Saturday, February 20, 2010

The EFF and Net Neutrality

The following quotes come from the ELECTRONIC FRONTIER FOUNDATION's
January 14, 2010 submission to the FCC regarding net neutrality legislation.

In order to protect the free speech interests of Internet users, the Commission should reject copyright enforcement as “reasonable network management.” Copyright enforcement has nothing to do with the technical business of network management.
Congress has not deputized the FCC to be a free roving regulator of the Internet. On the contrary, Congress has consistently preferred to protect the Internet from excessive regulation. So while EFF strongly endorses the goals of this Commission as stated in the NPRM, a limitless notion of ancillary jurisdiction would stand as an open invitation to future Commissions to promulgate “policy statements,” issue regulations, and conduct adjudications detrimental to the Internet.

We need to be able to allow ISPs to provide greater access to the services that need it, such as real-time applications, while ensuring that they do not pay attention to content. ISPs cannot both be doing the government's bidding regarding law enforcement of copyright and illegal material AND at the same time be expected to be "net neutral." That is asking the impossible.

Wednesday, November 18, 2009

Net Neutrality - Still Wondering How It All Works Out

Last month the FCC announced the rules for "enforcing" net neutrality. As broad statements of intent they're fine - but the devil is in the details. The question is "how will these intentions be codified and enforced."

Chapter 5 of the FCC ruling displays both the intent and the problem.

This Commission has a statutory responsibility to preserve and promote advanced communications networks that are accessible to all Americans and that serve national purposes. Fouryears ago, the Commission sought to safeguard and promote the open Internet by announcing four general
Internet policy principles that would guide its interpretation of the Communications Act of 1934, as amended (the Act):

· To encourage broadband deployment and preserve and promote the open and interconnected nature of the public Internet, consumers are entitled to access the lawful Internet content of their choice.

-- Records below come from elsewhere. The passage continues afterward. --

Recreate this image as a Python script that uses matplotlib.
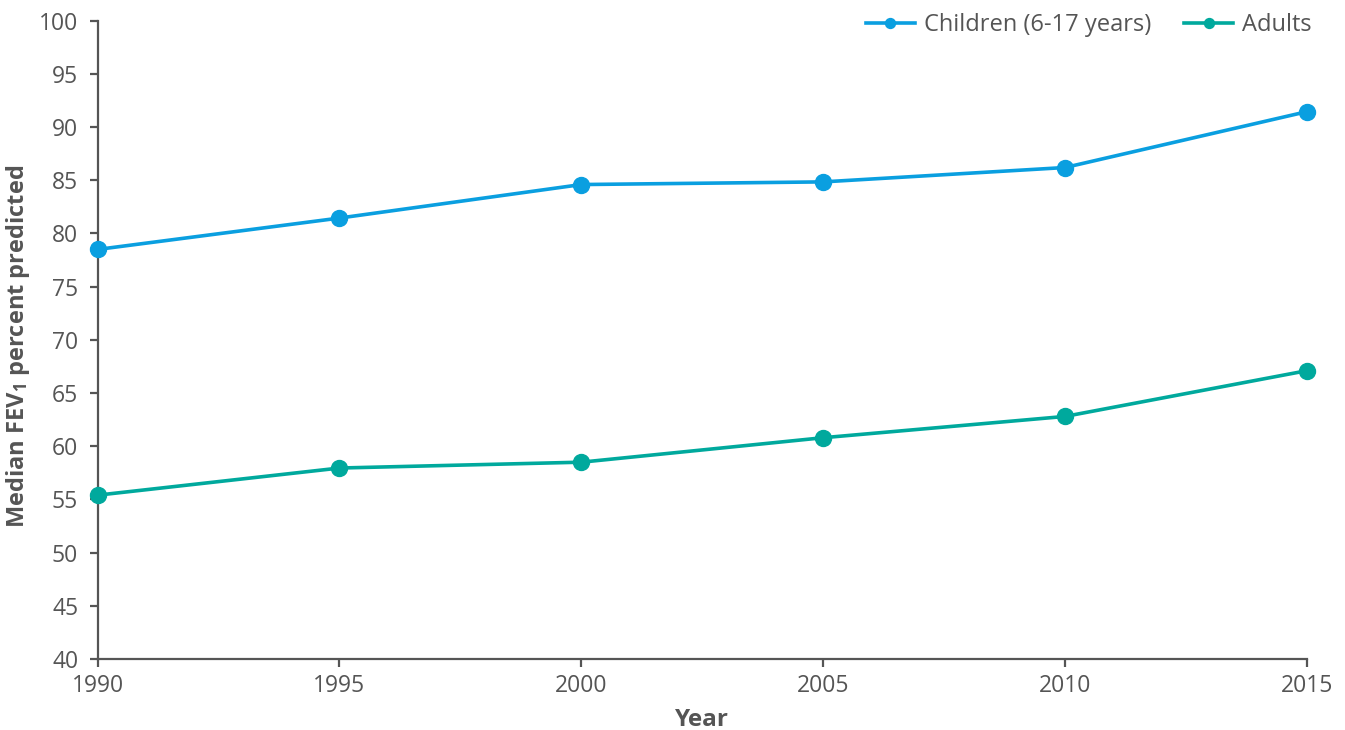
import matplotlib
matplotlib.use("Agg")
import matplotlib.pyplot as plt

years = [1990, 1995, 2000, 2005, 2010, 2015]
children = [78.5, 81.45, 84.6, 84.85, 86.2, 91.45]
adults = [55.4, 57.95, 58.5, 60.8, 62.8, 67.1]
series_labels = ["Children (6-17 years)", "Adults"]
y_ticks = list(range(40, 101, 5))

plt.rcParams['font.family'] = ['Open Sans', 'DejaVu Sans']
plt.rcParams['mathtext.fontset'] = 'custom'
plt.rcParams['mathtext.rm'] = 'Open Sans:bold'
plt.rcParams['mathtext.it'] = 'Open Sans:bold'
plt.rcParams['mathtext.bf'] = 'Open Sans:bold'

gray = '#555555'
blue = '#0A9FE0'
teal = '#00A99D'

fig = plt.figure(figsize=(13.45, 7.30), dpi=100)
ax = fig.add_axes([0.0726, 0.0973, 0.899, 0.8743])

ax.plot(years, children, color=blue, lw=2.6, marker='o', ms=11.5, clip_on=False,
        label=series_labels[0], zorder=3)
ax.plot(years, adults, color=teal, lw=2.6, marker='o', ms=11.5, clip_on=False,
        label=series_labels[1], zorder=3)

ax.set_xlim(1990, 2015)
ax.set_ylim(40, 100)
ax.set_xticks(years)
ax.set_yticks(y_ticks)

for s in ['top', 'right']:
    ax.spines[s].set_visible(False)
for s in ['left', 'bottom']:
    ax.spines[s].set_color(gray)
    ax.spines[s].set_linewidth(1.6)

ax.tick_params(axis='both', colors=gray, labelcolor=gray, labelsize=16.5,
               length=6, width=1.6)
ax.tick_params(axis='y', pad=8)
ax.tick_params(axis='x', pad=5)

ax.set_xlabel('Year', fontsize=17.5, fontweight='bold', color=gray, labelpad=7)
fig.text(18 / 1345, 1 - 346 / 730, r'Median FEV$_\mathrm{1}$ percent predicted',
         fontsize=17, fontweight='bold', color=gray, rotation=90,
         ha='center', va='center')

leg = ax.legend(loc='upper right', bbox_to_anchor=(1 - 26 / 1345, 1 - 6 / 730),
                bbox_transform=fig.transFigure,
                ncol=2, frameon=False, fontsize=17, handlelength=2.05,
                columnspacing=1.4, handletextpad=0.4, markerscale=0.62,
                borderaxespad=0, borderpad=0.3)
for t in leg.get_texts():
    t.set_color(gray)

fig.savefig('out.png', dpi=100)
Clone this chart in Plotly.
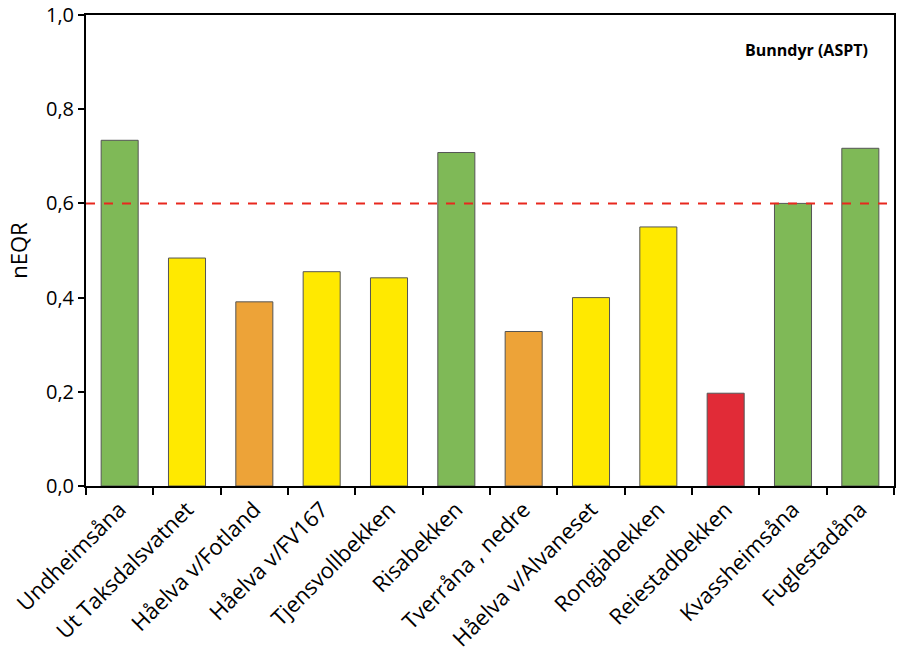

· To encourage broadband deployment and preserve and promote the open and interconnected nature of the public Internet, consumers are entitled to run applications and use services of their choice, subject to the needs of law enforcement.

· To encourage broadband deployment and preserve and promote the open and interconnected nature of the public Internet, consumers are entitled to connect their choice of legal devices that do not harm the network.

· To encourage broadband deployment and preserve and promote the open and interconnected nature of the public Internet, consumers are entitled to competition among network providers, application and service providers, and content providers.

The Commission noted that all the principles “are subject to reasonable network management.”

fcc-09-93a1.pdf

So what does "reasonable network management" mean? We know it means that company A's content does not get placed before company B. But does real-time communication get put in front of email? We're still not hearing any details from the media. And what about point one in which "consumers are entitled to access the lawful Internet content of their choice." That's straight forward in one sense but how does this apply to ISPs? The role of an ISP is to transmit data from one computer to another, not to determine whether that data is legal, or copyrighted or anything else along this line.

Thursday, December 18, 2008

The End of P2P

Ok, that was a little bit of an exaggeration but two years ago P2P was dominating internet traffic and now, while still dominating the upstream networks, P2P is starting to drop in relation to real-time traffic. I see the time, in the relatively near future, where P2P is a niche market in comparison to real-time traffic. This is not to say that P2P usage will drop in absolute terms, only that gaming, VoIP, online file storage, movie, real time news and sports is going to increase tremendously over the next few years.

What will this do to theNet Neutrality arguments? Real-time communications can be buffered for only so long; a web page can be delayed for 500ms without too much complaint and an email can be delayed for 1000s of milliseconds without notice.